ETS wins $35 million contract

To develop test for state’s third- and fourth-graders.

By: Jeff Milgram
   Educational Testing Service of Lawrence has been awarded a four-year, $35.3 million contract to develop standardized reading and math tests that will be given to New Jersey’s third- and fourth-graders starting this spring.
   This would be the first time ETS has entered the field of elementary school testing in New Jersey, but the company, known for its college-level testing, is no stranger to assessment at that level.
   "It’s a new area of emphasis for our company," said Tom Ewing, the company’s director of external communications.
   "I am extremely proud that we won this contract," said Kurt Landgraf, president and CEO of ETS. "It is especially meaningful to win such a significant project from our home state. We look forward to working with Gov. (James E.) McGreevey and Commissioner of Education (William L.) Librera to ensure our tests meet New Jersey’s needs and thank them for entrusting this important task to ETS."

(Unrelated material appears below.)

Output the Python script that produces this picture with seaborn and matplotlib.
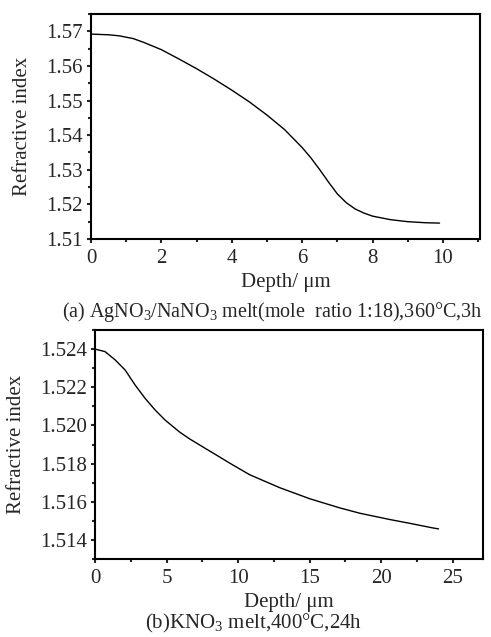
import numpy as np
import pandas as pd
import matplotlib
matplotlib.use("Agg")
import matplotlib.pyplot as plt
from matplotlib.ticker import MultipleLocator, FormatStrFormatter
import seaborn as sns

# (a) AgNO3/NaNO3 melt
depth_a = [0, 0.5, 0.8, 1.2, 1.5, 2, 2.5, 3, 3.5, 4, 4.5, 5, 5.5, 6, 6.25, 6.5, 6.75,
           7, 7.25, 7.5, 7.75, 8, 8.5, 9, 9.5, 9.9]
index_a = [1.5692, 1.5690, 1.5687, 1.5679, 1.5668, 1.5647, 1.5620, 1.5592, 1.5562,
           1.5530, 1.5496, 1.5458, 1.5416, 1.5364, 1.5334, 1.5300, 1.5264, 1.5230,
           1.5205, 1.5187, 1.5175, 1.5166, 1.5156, 1.5150, 1.5147, 1.5146]

# (b) KNO3 melt
depth_b = [0, 0.7, 1.4, 2.1, 2.8, 3.5, 4.2, 4.9, 5.9, 6.6, 7.7, 8.7, 9.4, 10.8,
           12.9, 15.0, 17.1, 18.5, 20.6, 22.0, 23.6, 24.0]
index_b = [1.5240, 1.52387, 1.52344, 1.52291, 1.52212, 1.52142, 1.52081, 1.52028,
           1.51966, 1.51930, 1.51880, 1.51835, 1.51803, 1.51742, 1.51674, 1.51616,
           1.51568, 1.51540, 1.51507, 1.51487, 1.51463, 1.51458]

df_a = pd.DataFrame({"depth": depth_a, "n": index_a})
df_b = pd.DataFrame({"depth": depth_b, "n": index_b})

sns.set_style("ticks")
plt.rcParams['font.family'] = ['Liberation Serif', 'DejaVu Serif']
plt.rcParams['mathtext.fontset'] = 'custom'
plt.rcParams['mathtext.rm'] = 'Liberation Serif'

fig = plt.figure(figsize=(4.91, 6.37), dpi=100)
ax1 = fig.add_axes([0.1853, 0.6248, 0.7923, 0.3532])
ax2 = fig.add_axes([0.1935, 0.1224, 0.790, 0.3595])

sns.lineplot(data=df_a, x="depth", y="n", ax=ax1, color="black", lw=1.0)
sns.lineplot(data=df_b, x="depth", y="n", ax=ax2, color="black", lw=1.0)

ax1.set_xlim(0, 11.05)
ax1.set_ylim(1.51, 1.575)
ax1.xaxis.set_major_locator(MultipleLocator(2))
ax1.xaxis.set_minor_locator(MultipleLocator(1))
ax1.yaxis.set_major_locator(MultipleLocator(0.01))
ax1.yaxis.set_minor_locator(MultipleLocator(0.005))
ax1.yaxis.set_major_formatter(FormatStrFormatter('%.2f'))

ax2.set_xlim(0, 27.1)
ax2.set_ylim(1.513, 1.525)
ax2.xaxis.set_major_locator(MultipleLocator(5))
ax2.xaxis.set_minor_locator(MultipleLocator(2.5))
ax2.yaxis.set_major_locator(MultipleLocator(0.002))
ax2.yaxis.set_minor_locator(MultipleLocator(0.001))
ax2.yaxis.set_major_formatter(FormatStrFormatter('%.3f'))

for ax in (ax1, ax2):
    for s in ax.spines.values():
        s.set_linewidth(1.5)
        s.set_color("black")
    ax.tick_params(which='both', direction='out', labelsize=15, width=1.5)
    ax.tick_params(axis='x', pad=4)
    ax.tick_params(axis='y', pad=3)
    ax.tick_params(which='major', length=3)
    ax.tick_params(which='minor', length=2)
    ax.set_xlabel("Depth/ μm", fontsize=15, labelpad=4)
    ax.set_ylabel("Refractive index", fontsize=15, labelpad=10)

fig.text(0.555, 1 - 312 / 637, r"(a) AgNO$_3$/NaNO$_3$ melt(mole  ratio 1:18),360°C,3h",
         ha='center', va='center', fontsize=14.5)
fig.text(0.517, 1 - 623 / 637, r"(b)KNO$_3$ melt,400°C,24h",
         ha='center', va='center', fontsize=15)

fig.savefig("out.png", dpi=100)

   The New Jersey contract is the third testing program ETS will manage to help states and territories comply with the federal No Child Left Behind Act, after those in California and Puerto Rico. In addition, ETS is a test-development subcontractor to NCS Pearson for K-12 testing programs in Georgia and Florida. ETS also has won a high-school testing contract with Maryland.
   "We also do practically all the testing in the state of California," Mr. Ewing said.
   ETS beat out three other companies for the New Jersey contract. An evaluation panel at the state Department of Education concluded that of four bidders, only ETS proposed an assessment program that would align with and measure New Jersey’s Core Curriculum Content Standards.
   The panel concluded that to award any of the other three bidders a four-year contact for testing in grades three and four in language arts literacy and mathematics would constitute a retreat from the state’s commitment to standards-based education.
   "We’ve earned a lot of new business in the last two years, and every one of those contracts has been hard-won and gratifying," said John Oswald, vice president of ETS’s K-12 Assessments Division, which prepared the bid. "This project is yet another confirmation of our central place in the K-12 market, and it is another step toward our goal of becoming the leader in that market."
   The contract calls for ETS to develop and score new third- and fourth-grade language arts literacy and mathematics tests for 105,000 students in the first year and 110,000 students in the subsequent three years starting this spring.
   The contract also requires ETS to develop and score a fourth-grade science assessment for 110,000 students beginning in the spring of 2004.
   The total contract, $35.3 million, is less than the current costs of the fourth-grade Elementary School Proficiency Assessment the new test will replace, state Education Department officials said.
   The contract also requires Spanish-language versions of the tests to accommodate approximately 2,500 limited-English-proficiency students.
   Working with two subcontractors, ETS will be responsible for overall project direction, test assembly, psychometrics, publishing and distribution, scoring and quality control of all processes. The subcontractors are Riverside Publishing Co. of Illinois, which will develop the test items aligned with state standards and provide already existing items for the first year’s assessment, and The Grow Network of New York City, which will work with ETS to develop state-of-the-art reporting for the program. The Grow Network has experience with large-scale assessments including a subcontract with ETS for reporting under the California STAR program.
   The assessments represent the first phase of the state Department of Education’s plans to meet the assessment requirements of the No Child Left Behind Act, which mandates testing in literacy and math in grades three through eight and 10 through 12 by the 2005-2006 school year.